◆ Exercise goal:
Return all of the data exactly as written, without the pictures.

◆ Data lines:
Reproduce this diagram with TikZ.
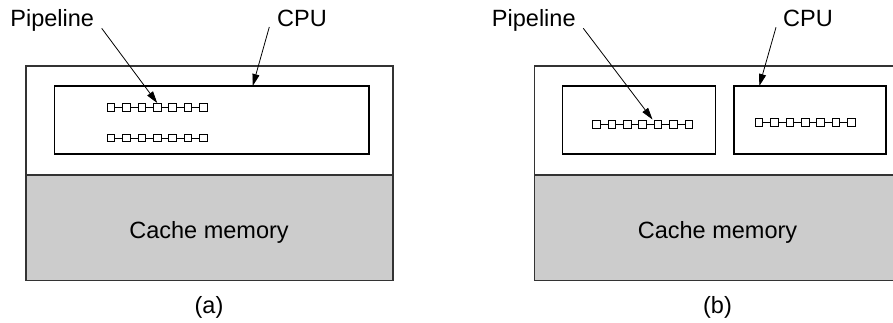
\documentclass[tikz,border=0pt]{standalone}
\usepackage{fontspec}
\setmainfont{Liberation Sans}
\usetikzlibrary{arrows.meta,calc}
\begin{document}
\begin{tikzpicture}[x=1bp,y=-1bp,
  lbl/.style={inner sep=0pt,anchor=base,font=\fontsize{23.6}{28}\selectfont},
  outerbox/.style={draw=black!80,line width=1.6bp},
  cachebox/.style={draw=black!80,line width=1.6bp,fill=black!20},
  innerbox/.style={draw=black,line width=1.1bp,inner sep=0pt},
  stage/.style={draw=black,fill=white,line width=1bp,minimum size=7.5bp,inner sep=0pt},
  link/.style={line width=0.9bp},
  arr/.style={line width=0.8bp,-{Triangle[length=12bp,width=7bp]}}]
\useasboundingbox (0,0) rectangle (893,322);
\clip (0,0) rectangle (893,322);
% panel (a)
\draw[outerbox] (25.7,65.7) rectangle (393,280.5);
\draw[cachebox] (25.7,175) rectangle (393,280.5);
\node[innerbox,minimum width=314.7bp,minimum height=68bp] (ia) at (211.65,120) {};
% panel (b)
\draw[outerbox] (534.3,65.7) rectangle (901.6,280.5);
\draw[cachebox] (534.3,175) rectangle (901.6,280.5);
\node[innerbox,minimum width=153bp,minimum height=68bp] (ib1) at (639.2,120) {};
\node[innerbox,minimum width=152bp,minimum height=68bp] (ib2) at (810,120) {};
% pipelines
\foreach \r/\x/\y in {a/107.3/107.3, c/107.3/138, b/592.7/124.5, d/755.3/122.6}{
  \foreach \i in {1,...,7}{
    \node[stage] (\r\i) at ({\x+3.75+(\i-1)*15.4},\y) {};
  }
  \foreach \i [evaluate=\i as \j using int(\i+1)] in {1,...,6}{
    \draw[link] (\r\i.east) -- (\r\j.west);
  }
}
% labels
\node[lbl] (pla) at (52.2,26.7) {Pipeline};
\node[lbl] (cpa) at (302,26.7) {CPU};
\node[lbl] (plb) at (533.8,26.7) {Pipeline};
\node[lbl] (cpb) at (808,26.7) {CPU};
\node[lbl] (cma) at (209,238.3) {Cache memory};
\node[lbl] (cmb) at (717.5,238.3) {Cache memory};
\node[lbl] (capa) at (209,313) {(a)};
\node[lbl] (capb) at (717.5,313) {(b)};
% arrows
\coordinate (sPa) at (101.7,28.3);
\coordinate (sCa) at (269.3,27);
\coordinate (eCa) at (252.7,86);
\coordinate (sPb) at (583.3,28.3);
\coordinate (ePb) at (652.5,119.5);
\coordinate (sCb) at (776,27.3);
\coordinate (eCb) at (759.3,86);
\draw[arr] (sPa) -- (a4.north);
\draw[arr] (sCa) -- (eCa);
\draw[arr] (sPb) -- (ePb);
\draw[arr] (sCb) -- (eCb);
\end{tikzpicture}
\end{document}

◆ Solution for this exercise:
Reproduce this diagram with TikZ.
\documentclass[tikz,border=0pt]{standalone}
\usepackage{fontspec}
\setmainfont{Liberation Sans}
\usetikzlibrary{arrows.meta,calc}
\begin{document}
\begin{tikzpicture}[x=1bp,y=-1bp,
  lbl/.style={inner sep=0pt,anchor=base,font=\fontsize{23.6}{28}\selectfont},
  outerbox/.style={draw=black!80,line width=1.6bp},
  cachebox/.style={draw=black!80,line width=1.6bp,fill=black!20},
  innerbox/.style={draw=black,line width=1.1bp,inner sep=0pt},
  stage/.style={draw=black,fill=white,line width=1bp,minimum size=7.5bp,inner sep=0pt},
  link/.style={line width=0.9bp},
  arr/.style={line width=0.8bp,-{Triangle[length=12bp,width=7bp]}}]
\useasboundingbox (0,0) rectangle (893,322);
\clip (0,0) rectangle (893,322);
% panel (a)
\draw[outerbox] (25.7,65.7) rectangle (393,280.5);
\draw[cachebox] (25.7,175) rectangle (393,280.5);
\node[innerbox,minimum width=314.7bp,minimum height=68bp] (ia) at (211.65,120) {};
% panel (b)
\draw[outerbox] (534.3,65.7) rectangle (901.6,280.5);
\draw[cachebox] (534.3,175) rectangle (901.6,280.5);
\node[innerbox,minimum width=153bp,minimum height=68bp] (ib1) at (639.2,120) {};
\node[innerbox,minimum width=152bp,minimum height=68bp] (ib2) at (810,120) {};
% pipelines
\foreach \r/\x/\y in {a/107.3/107.3, c/107.3/138, b/592.7/124.5, d/755.3/122.6}{
  \foreach \i in {1,...,7}{
    \node[stage] (\r\i) at ({\x+3.75+(\i-1)*15.4},\y) {};
  }
  \foreach \i [evaluate=\i as \j using int(\i+1)] in {1,...,6}{
    \draw[link] (\r\i.east) -- (\r\j.west);
  }
}
% labels
\node[lbl] (pla) at (52.2,26.7) {Pipeline};
\node[lbl] (cpa) at (302,26.7) {CPU};
\node[lbl] (plb) at (533.8,26.7) {Pipeline};
\node[lbl] (cpb) at (808,26.7) {CPU};
\node[lbl] (cma) at (209,238.3) {Cache memory};
\node[lbl] (cmb) at (717.5,238.3) {Cache memory};
\node[lbl] (capa) at (209,313) {(a)};
\node[lbl] (capb) at (717.5,313) {(b)};
% arrows
\coordinate (sPa) at (101.7,28.3);
\coordinate (sCa) at (269.3,27);
\coordinate (eCa) at (252.7,86);
\coordinate (sPb) at (583.3,28.3);
\coordinate (ePb) at (652.5,119.5);
\coordinate (sCb) at (776,27.3);
\coordinate (eCb) at (759.3,86);
\draw[arr] (sPa) -- (a4.north);
\draw[arr] (sCa) -- (eCa);
\draw[arr] (sPb) -- (ePb);
\draw[arr] (sCb) -- (eCb);
\end{tikzpicture}
\end{document}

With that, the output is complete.